Above all they focus on the positive aspects of Laing’s legacy, making no attempt to account for the difficulties that his legacy raises. For instance, the risks of a Laingian approach go unmentioned. In one chapter Thompson provides an intriguing description of the life of a man, ‘Jerome’, in a Philadelphia Association community whose unexpressed need to silently count to 1,000,000 and back led to bed-sores, incontinence and starvation. Although Jerome’s story had a positive outcome, it was difficult to read without remembering David Reed’s Anna (1979), which describes his wife’s treatment by a Laingian therapist culminating in her eventual self-immolation and death. Equally the relationship between Laing’s immensely popular critique of psychiatric hospitals and the mixed legacy of neo-liberal deinstitutionalization goes uninterrogated.

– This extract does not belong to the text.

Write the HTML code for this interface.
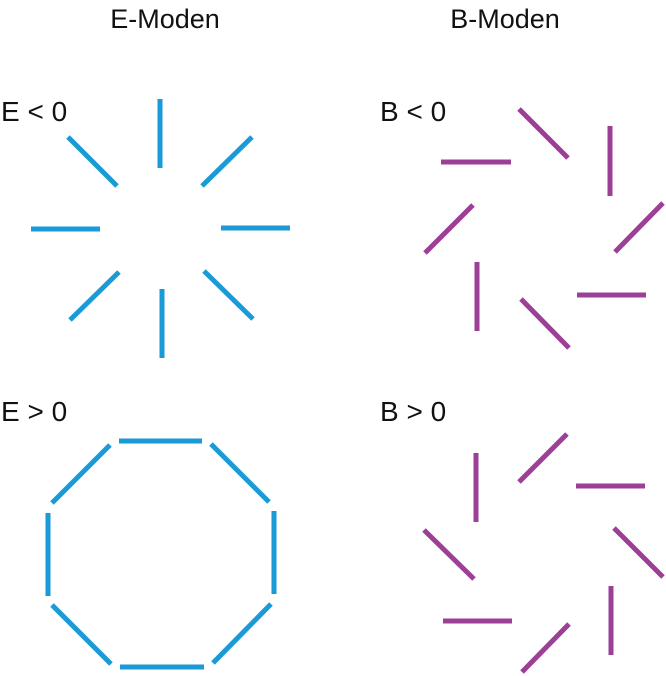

In the last few years there has been a resurgence in interest in Laing and his comrades. Metanoia, the film about Laing’s life, will be released in 2016; Anti-University Now! is a project in East London that is exploring the possibilities of reviving the Anti-University which Laing co-founded; and there have been numerous plays, concerts, screenings and events in 2015 marking the 50th anniversary of Laing’s Philadelphia Association. This book is an interesting contribution to the literature on Laing. With few exceptions it is readable, enjoyable and insightful in its discussion of his therapeutic practice and its insights into his theories. However, as an assessment of his legacy this collection can be no more than a starting point and leaves many questions yet to be answered.